Improving execution times
Problem: You’re trying to work with epydemic
and it’s sooo sloooooow.
Solution: Welcome to scientific computing. Speed is always a problem.
epydemic
is a Python library. The advantages of using Python are
ease of programming, ease of integration, and the availability of lots
of libraries (including epydemic
) that can massively reduce the
amount of programming effort required to address a problem. Using it
is “standing on the shoulders of giants” in the code space, just as we
do in science.
The disadvantage of Python is that it’s an interpreted language, meaning that it’s slow relative to languages like C, C++, or Fortran, that might otherwise be used for scientific computing. Some measurements suggest that Python is about 100x slower than C. Essentially you trade-off speed of development and integration against speed of experimental execution.
This having been said, there are definitely ways of speeding-up your
use of epydemic
.
Don’t be too ambitious
epydemic
will happily deal with processes over networks of the
order of \(N = 10^5\) nodes, and can stretch in many cases to
\(10^6\) nodes. However, bear in mind that a lot of network
algorithms have poor time complexity: they often scale linearly with
the number of edges, which is \(O(N^2)\) in the number of nodes,
and even the more well-behaved ones seldom drop below \(O(N)\).
This mean that the move to \(10^7\) nodes may be painful,
especially if you also want to do lots of repetitions.
Having said that, the most important internal data structures within
epydemic
(which are the loci of nodes and edges at which events
happen) have \(O(\log N)\) operations, which helps keep things
linear. See Major implementation challenges for a longer discussion.
Use PyPy
The PyPy project describes itself as “a fast,
compliant alternative implementation of Python”. It uses a number of
alternative approaches to compiling Python code that claim to make a
4.4x improvement in speed. Our experience with running epydemic
on
PyPy suggests around a 5x speedup over “normal” Python, which is well
worth having.
Note however that PyPy is a work in progress and doesn’t support all
Python libraries – and annoyingly this includes matplotlib
, which
means you can’t have a single program that both simulates an epidemic
and generates the graphs of the results. You may be able to split the work
by having two programs linked through a common lab notebook, but this makes coding (and more especially
code maintenance) more delicate. It also doesn’t play well with Jupyter.

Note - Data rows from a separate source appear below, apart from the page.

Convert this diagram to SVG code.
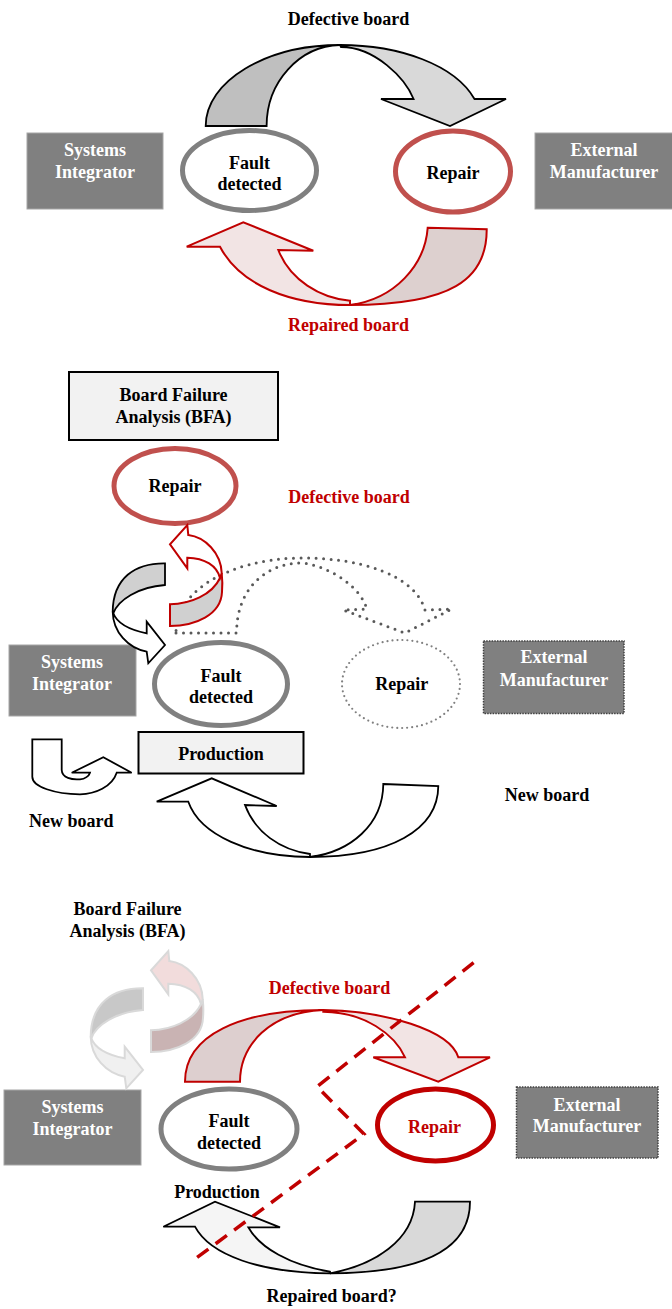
<svg xmlns="http://www.w3.org/2000/svg" width="672" height="1309" viewBox="0 0 672 1309">
<style>
.t{font-family:"Liberation Serif","Times New Roman",serif;font-weight:bold;font-size:18px;text-anchor:middle;fill:#000}
.tw{fill:#fff}
.tr{fill:#C00000}
.box{fill:#808080;stroke:#A6A6A6;stroke-width:1}
.boxd{fill:#808080;stroke:#404040;stroke-width:1.5;stroke-dasharray:1.5 1.2}
.lbox{fill:#F2F2F2;stroke:#000;stroke-width:2}
.eg{fill:#fff;stroke:#808080;stroke-width:5}
.er{fill:#fff;stroke:#C0504D;stroke-width:5}
.er2{fill:#fff;stroke:#C00000;stroke-width:5}
.edot{fill:#fff;stroke:#808080;stroke-width:2.2;stroke-dasharray:0 5;stroke-linecap:round}
.ab{stroke:#000;stroke-width:1.8;stroke-linejoin:miter}
.ar{stroke:#C00000;stroke-width:2;stroke-linejoin:miter}
.af{stroke:#D9D9D9;stroke-width:2;stroke-linejoin:miter}
.dot{fill:none;stroke:#595959;stroke-width:3;stroke-dasharray:0 7.5;stroke-linecap:round;stroke-linejoin:round}
.dash{fill:none;stroke:#C00000;stroke-width:3.5;stroke-dasharray:14 9}
</style>
<defs>
<path id="redBack" d="M170,604.3 C190,604 212,595 220,578 L221.7,573 C222.5,580 222.5,586 222,592 C221,615 195,626 170,626 Z"/>
<path id="redFront" d="M188.3,535 C205,537 221,553 221.7,573 L220,578 C217,566 205,558 187.3,557.7 L187.3,568.3 L170,544.3 L187.3,525 Z"/>
<path id="blkBack" d="M165,563.3 C135,563 113,578 112.7,611.7 L113.3,613.3 C118,600 138,587 165,585 Z"/>
<path id="blkFront" d="M112.7,611.7 C113,632 128,648 146.7,651.7 L148.3,663.3 L165,645 L146.7,621.7 L146.7,633.3 C130,630 117,623 113.3,613.3 Z"/>
</defs>

<!-- ===== Section 1 ===== -->
<g id="s1-si">
<rect class="box" x="27" y="133" width="136" height="76"/>
<text class="t tw" x="95" y="156">Systems</text>
<text class="t tw" x="95" y="177.5">Integrator</text>
</g>
<g id="s1-em">
<rect class="box" x="535" y="133" width="140" height="76"/>
<text class="t tw" x="604" y="156">External</text>
<text class="t tw" x="604" y="177.5">Manufacturer</text>
</g>
<g id="s1-fault">
<ellipse class="eg" cx="249.5" cy="170.5" rx="67" ry="40"/>
<text class="t" x="249.5" y="168.5">Fault</text>
<text class="t" x="249.5" y="189.5">detected</text>
</g>
<g id="s1-repair">
<ellipse class="er" cx="453" cy="171.5" rx="57.5" ry="40.5"/>
<text class="t" x="453" y="178.5">Repair</text>
</g>

<!-- ===== Section 2 ===== -->
<g id="s2-bfa">
<rect class="lbox" x="69" y="372" width="209" height="68"/>
<text class="t" x="173.5" y="400.7">Board Failure</text>
<text class="t" x="173.5" y="422.7">Analysis (BFA)</text>
</g>
<g id="s2-repair">
<ellipse class="er" cx="175" cy="486" rx="61" ry="37.5"/>
<text class="t" x="175" y="492">Repair</text>
</g>
<g id="s2-si">
<rect class="box" x="9" y="645" width="127" height="71"/>
<text class="t tw" x="72" y="668">Systems</text>
<text class="t tw" x="72" y="690">Integrator</text>
</g>
<g id="s2-fault">
<ellipse class="eg" cx="221" cy="684" rx="66.5" ry="41.5"/>
<text class="t" x="221" y="681.7">Fault</text>
<text class="t" x="221" y="702.7">detected</text>
</g>
<g id="s2-repair-ext">
<ellipse class="edot" cx="401" cy="684" rx="59" ry="44"/>
<text class="t" x="401.7" y="690">Repair</text>
</g>
<g id="s2-em">
<rect class="boxd" x="483.5" y="641" width="140.5" height="72.5"/>
<text class="t tw" x="554" y="663.3">External</text>
<text class="t tw" x="554" y="685.7">Manufacturer</text>
</g>
<g id="s2-production">
<rect class="lbox" x="138.5" y="732" width="165" height="41.5"/>
<text class="t" x="221" y="760">Production</text>
</g>

<!-- ===== Section 3 ===== -->
<g id="s3-bfa">
<text class="t" x="127.5" y="915">Board Failure</text>
<text class="t" x="127.5" y="936.7">Analysis (BFA)</text>
</g>
<g id="s3-si">
<rect class="box" x="4" y="1090" width="137" height="75"/>
<text class="t tw" x="72.4" y="1112.7">Systems</text>
<text class="t tw" x="72.4" y="1135">Integrator</text>
</g>
<g id="s3-fault">
<ellipse class="eg" cx="229" cy="1129" rx="68" ry="40"/>
<text class="t" x="229" y="1127.3">Fault</text>
<text class="t" x="229" y="1148.5">detected</text>
</g>
<g id="s3-repair">
<ellipse class="er2" cx="435.5" cy="1125" rx="58" ry="36"/>
<text class="t tr" x="434.5" y="1132.7">Repair</text>
</g>
<g id="s3-em">
<rect class="boxd" x="516.5" y="1087" width="141.5" height="71"/>
<text class="t tw" x="587" y="1110.7">External</text>
<text class="t tw" x="587" y="1131.7">Manufacturer</text>
</g>
<g id="s3-production">
<text class="t" x="217" y="1198">Production</text>
</g>

<!-- ===== Connectors ===== -->
<g id="connectors">
<!-- section 1: defective board arrow -->
<path class="ab" fill="#BFBFBF" d="M205.7,126 C205.7,81.3 265.8,45 340,45 C299.5,46 266.6,81.8 266.6,126 Z"/>
<path class="ab" fill="#D9D9D9" d="M340,45 C400,45 455,65 474.5,99 L506,99 L450,126 L381,99 L413.6,99 C405,78 375,47 341,47 Z"/>
<text class="t" x="348.5" y="25">Defective board</text>
<!-- section 1: repaired board arrow -->
<path class="ar" fill="#DDD0CF" d="M427.7,227.7 L486.7,229.3 C487,280 450,305 350,305 C395,299 425,265 427.7,227.7 Z"/>
<path class="ar" fill="#F2E4E4" d="M350,305 C290,305 240,285 220,246.7 L186.7,246.7 L243.3,222.3 L313.3,250.7 L278.3,250 C290,280 320,298 350,300.7 Z"/>
<text class="t tr" x="348.5" y="331">Repaired board</text>

<!-- section 2: dotted defective board arrow to external -->
<path class="dot" d="M176,633 L236.7,633 C236,595 260,563 303,563 C335,568 362,590 366.7,609 L343.3,610 L405,633 L451.7,609 L425,610 C415,575 360,557 297,558 C230,560 176,590 176,633 Z"/>
<text class="t tr" x="349" y="503">Defective board</text>
<!-- section 2: red loop arrow to repair -->
<use href="#redBack" class="ar" fill="#D0D0D0"/>
<use href="#redFront" class="ar" fill="#fff"/>
<!-- section 2: black loop arrow -->
<use href="#blkBack" class="ab" fill="#D0D0D0"/>
<use href="#blkFront" class="ab" fill="#fff"/>
<!-- section 2: U-turn new board arrow -->
<path class="ab" fill="#fff" d="M32.3,739.3 L61.7,739.3 L61.7,770 C62,778 72,780 80,779.3 C85,779 89,776 90,772.7 L71.7,772.7 L103.3,757.3 L131.7,772.7 L116.7,772.7 C112,787 95,794 80,794.3 C55,794 32.3,787 32.3,776.7 Z"/>
<text class="t" x="71.3" y="826.5">New board</text>
<!-- section 2: big new board arrow -->
<path class="ab" fill="#fff" d="M383.3,784 L438.3,786 C438,830 390,857 310,857 C350,852 383,825 383.3,784 Z"/>
<path class="ab" fill="#fff" d="M310,857 C250,857 200,835 188.3,801.7 L156.7,801.7 L211.7,778.3 L276.7,806 L245,805 C255,832 280,850 310,854 Z"/>
<text class="t" x="547" y="800.5">New board</text>

<!-- section 3: faded loop arrows -->
<g transform="translate(-19,426)">
<use href="#redBack" class="af" fill="#C9B3B3"/>
<use href="#redFront" class="af" fill="#F2DCDC"/>
</g>
<g transform="translate(-22,425)">
<use href="#blkBack" class="af" fill="#C8C8C8"/>
<use href="#blkFront" class="af" fill="#F0F0F0"/>
</g>
<!-- section 3: defective board arrow -->
<path class="ar" fill="#DDCFCF" d="M185,1081.7 C185,1035 240,1010 323.3,1010 C270,1012 240,1045 240,1081.7 Z"/>
<path class="ar" fill="#F2E4E4" d="M323.3,1010 C385,1011 450,1030 458.3,1057.3 L490,1057.3 L438.3,1081.7 L373.3,1057.3 L405,1057.3 C395,1035 365,1012 323.3,1011.7 Z"/>
<text class="t tr" x="329.5" y="994">Defective board</text>
<!-- section 3: repaired board? arrow -->
<path class="ab" fill="#D9D9D9" d="M415,1201.7 L470,1201.7 C470,1245 430,1273 330,1273.3 C375,1265 413,1240 415,1201.7 Z"/>
<path class="ab" fill="#F5F5F5" d="M330,1273.3 C260,1273 210,1255 195,1226.7 L163.3,1226.7 L215,1201.7 L280,1227.3 L248.3,1227.3 C260,1248 290,1265 330,1271.7 Z"/>
<text class="t" x="331.7" y="1301.7">Repaired board?</text>
<!-- section 3: boundary dashed line -->
<path class="dash" d="M473.6,962.7 L317,1086.7 L364,1134 L191,1262"/>
</g>
</svg>
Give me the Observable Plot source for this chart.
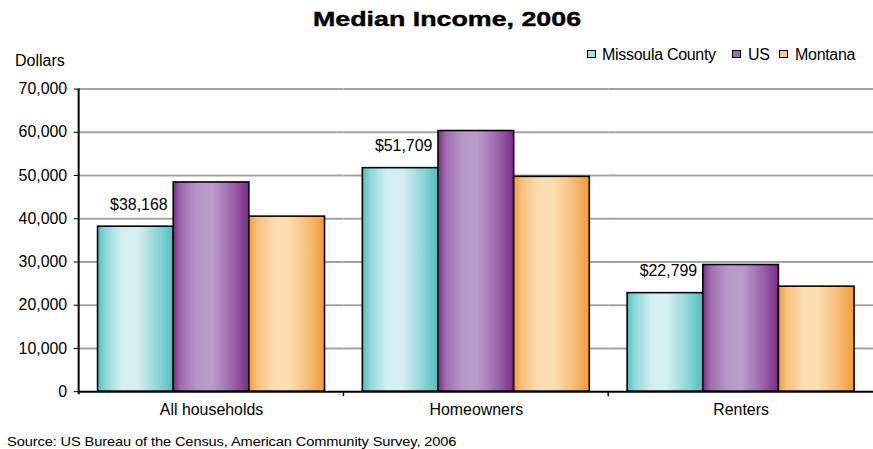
<!DOCTYPE html>
<html>
<head>
<meta charset="utf-8">
<script src="https://cdn.jsdelivr.net/npm/d3@7"></script>
<script src="https://cdn.jsdelivr.net/npm/@observablehq/plot@0.6"></script>
<style>
  body { margin: 0; background: #fff; font-family: "Liberation Sans", Arial, sans-serif; }
  #wrap { position: relative; width: 873px; height: 449px; overflow: hidden; background: #fff; }
  #chart { position: absolute; left: 0; top: 0; }
  .abs { position: absolute; white-space: nowrap; color: #000; line-height: 1; }
  #title { left: 447px; top: 9px; font-size: 20px; font-weight: bold; -webkit-text-stroke: 0.4px #000; transform-origin: center; transform: translateX(-50%) scaleX(1.34); }
  #ylab { left: 15px; top: 53px; font-size: 16px; }
  .lg { font-size: 16px; top: 47px; letter-spacing: -0.3px; }
  .sw { position: absolute; top: 50px; width: 7px; height: 6px; border: 1.3px solid #000; }
  #caption { left: 7px; top: 435px; font-size: 13px; transform-origin: left center; transform: scaleX(1.125); letter-spacing: -0.1px; }
</style>
</head>
<body>
<div id="wrap">
  <div id="chart"></div>
  <div class="abs" id="title">Median Income, 2006</div>
  <div class="abs" id="ylab">Dollars</div>
  <div id="legend"></div>
  <div class="abs" id="caption">Source: US Bureau of the Census, American Community Survey, 2006</div>
</div>
<script>
// ---- data ----
const categories = ["All households", "Homeowners", "Renters"];
const series = ["Missoula County", "US", "Montana"];
const missoula = [38168, 51709, 22799];
const us = [48400, 60300, 29300];
const montana = [40500, 49700, 24300];
const yTicks = [0, 10000, 20000, 30000, 40000, 50000, 60000, 70000];

// ---- styles ----
const gradIds = {"Missoula County": "gCyan", "US": "gPurple", "Montana": "gOrange"};
const gradStops = {
  gCyan:   ["#4dbfbf", "#8ed6d8", "#d3eef2", "#d6eff3", "#8fd5d7", "#4dbfbf"],
  gPurple: ["#7a2a86", "#9e6cae", "#b898c8", "#ba9cca", "#9a62aa", "#7a2a86"],
  gOrange: ["#f29a38", "#f7bf7c", "#fbdcb0", "#fcdeb3", "#f6bb74", "#f29a38"]
};
const stopOffsets = [0, 0.1, 0.32, 0.52, 0.8, 1];
const swatch = {"Missoula County": "#a3dfe0", "US": "#a06cb0", "Montana": "#f8c890"};

const valuesBySeries = {"Missoula County": missoula, "US": us, "Montana": montana};
const data = [];
categories.forEach((c, i) => series.forEach(s => data.push({category: c, series: s, value: valuesBySeries[s][i]})));

const fmt = d3.format(",");

const chart = Plot.plot({
  width: 877,
  height: 449,
  marginTop: 89,
  marginBottom: 56,
  marginLeft: 79,
  marginRight: 0,
  style: {fontFamily: "'Liberation Sans', Arial, sans-serif", fontSize: "16px", color: "#000", background: "#fff", overflow: "visible"},
  fx: {domain: categories, padding: 0, label: null},
  x: {domain: series, axis: null, paddingInner: 0, paddingOuter: 0.24},
  y: {domain: [0, 70000], label: null},
  color: {type: "identity"},
  marks: [
    Plot.gridY(yTicks.slice(1), {stroke: "#a4a4a4", strokeOpacity: 1, strokeWidth: 2}),
    Plot.barY(data, {fx: "category", x: "series", y: "value", fill: d => `url(#${gradIds[d.series]})`, stroke: "#000", strokeWidth: 1.6}),
    Plot.text(data.filter(d => d.series === series[0]), {fx: "category", x: "series", y: "value", text: d => "$" + fmt(d.value), dy: -22, dx: 3, fontSize: 16, fill: "#000"}),
    Plot.ruleY([0], {stroke: "#000", strokeWidth: 2}),
    Plot.axisY({ticks: yTicks, tickFormat: fmt, tickSize: 5, tickPadding: 7, fontSize: 16, label: null, stroke: "#000"}),
    Plot.axisFx({anchor: "bottom", tickSize: 0, tickPadding: 12, fontSize: 16, label: null})
  ]
});

document.getElementById("chart").appendChild(chart);

// gradients + axis lines derived from the Plot scales
const svg = d3.select(chart.tagName.toLowerCase() === "svg" ? chart : chart.querySelector("svg"));
const defs = svg.insert("defs", ":first-child");
Object.entries(gradStops).forEach(([id, cols]) => {
  const g = defs.append("linearGradient").attr("id", id).attr("x1", "0").attr("x2", "1").attr("y1", "0").attr("y2", "0");
  cols.forEach((c, i) => g.append("stop").attr("offset", stopOffsets[i]).attr("stop-color", c));
});
const fxs = chart.scale("fx");
const ys = chart.scale("y");
const y0 = ys.apply(0), yTop = ys.apply(yTicks[yTicks.length - 1]);
const left = fxs.apply(categories[0]);
svg.append("line").attr("x1", left).attr("x2", left).attr("y1", yTop).attr("y2", y0 + 3)
  .attr("stroke", "#000").attr("stroke-width", 2);
categories.slice(1).forEach(c => {
  const x = fxs.apply(c);
  svg.append("line").attr("x1", x).attr("x2", x).attr("y1", y0).attr("y2", y0 + 5)
    .attr("stroke", "#000").attr("stroke-width", 1.5);
});

// legend
const legendPos = [[587, 602], [732, 748], [779, 795]];
const legend = document.getElementById("legend");
series.forEach((s, i) => {
  const sw = document.createElement("div");
  sw.className = "sw";
  sw.style.left = legendPos[i][0] + "px";
  sw.style.background = swatch[s];
  legend.appendChild(sw);
  const t = document.createElement("div");
  t.className = "abs lg";
  t.style.left = legendPos[i][1] + "px";
  t.textContent = s;
  legend.appendChild(t);
});
</script>
</body>
</html>
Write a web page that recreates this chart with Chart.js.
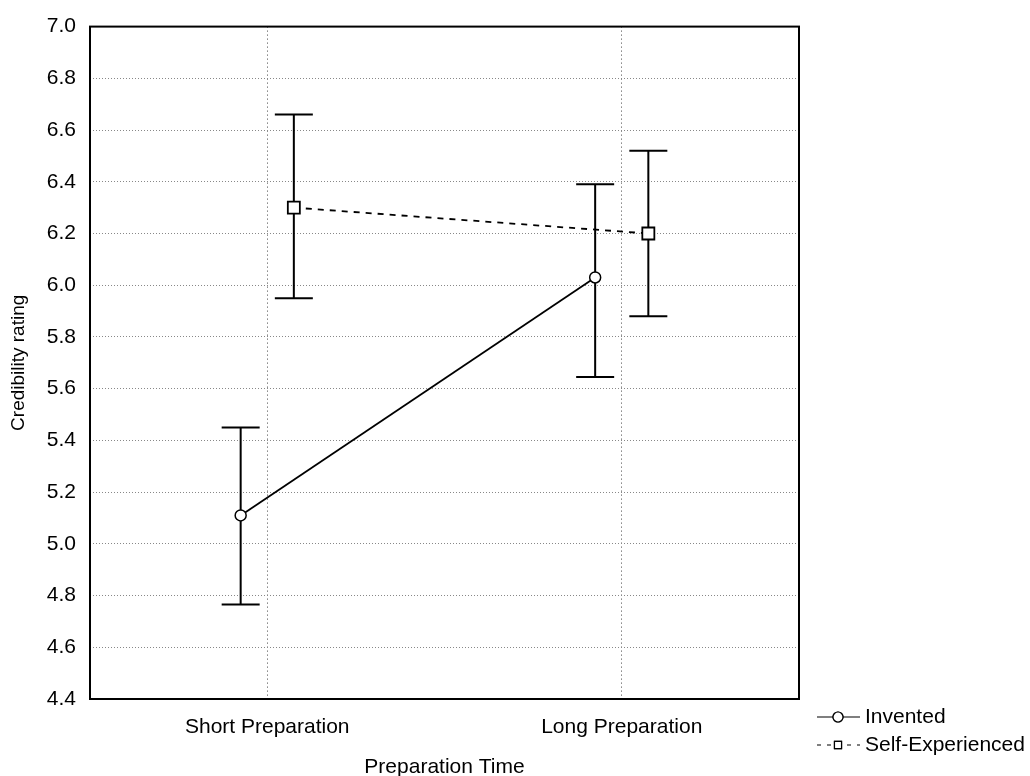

The easiest way of using PyPy is to build a virtual environment and
then run your epydemic
code in that.
Use a multicore workstation
Most modern workstations (and indeed many laptops) are
multicore. Since epydemic
uses epyc for
experimental management, you can use ParallelLab: Running experiments locally in parallel
that will make use of the cores you have available. If you have a
16-core machine you might get a (somewhat less than) 16x performance
improvement this way.
The use of multicore doesn’t speed up individual simulations: they’re all single-threaded. But it does mean that multiple simulations can run simultaneously.
Use a compute cluster
The use of epyc means that epydemic
can run the same
experiment in parallel on a compute cluster, using
ClusterLab: Flexible, parallel, asynchronous experiments. Again, this doesn’t speed up each
individual experiment but does allow multiple experiments to run
simultaneously – and since we’re often doing lots of repetitions of
experiments, this is a useful way of getting speedup overall.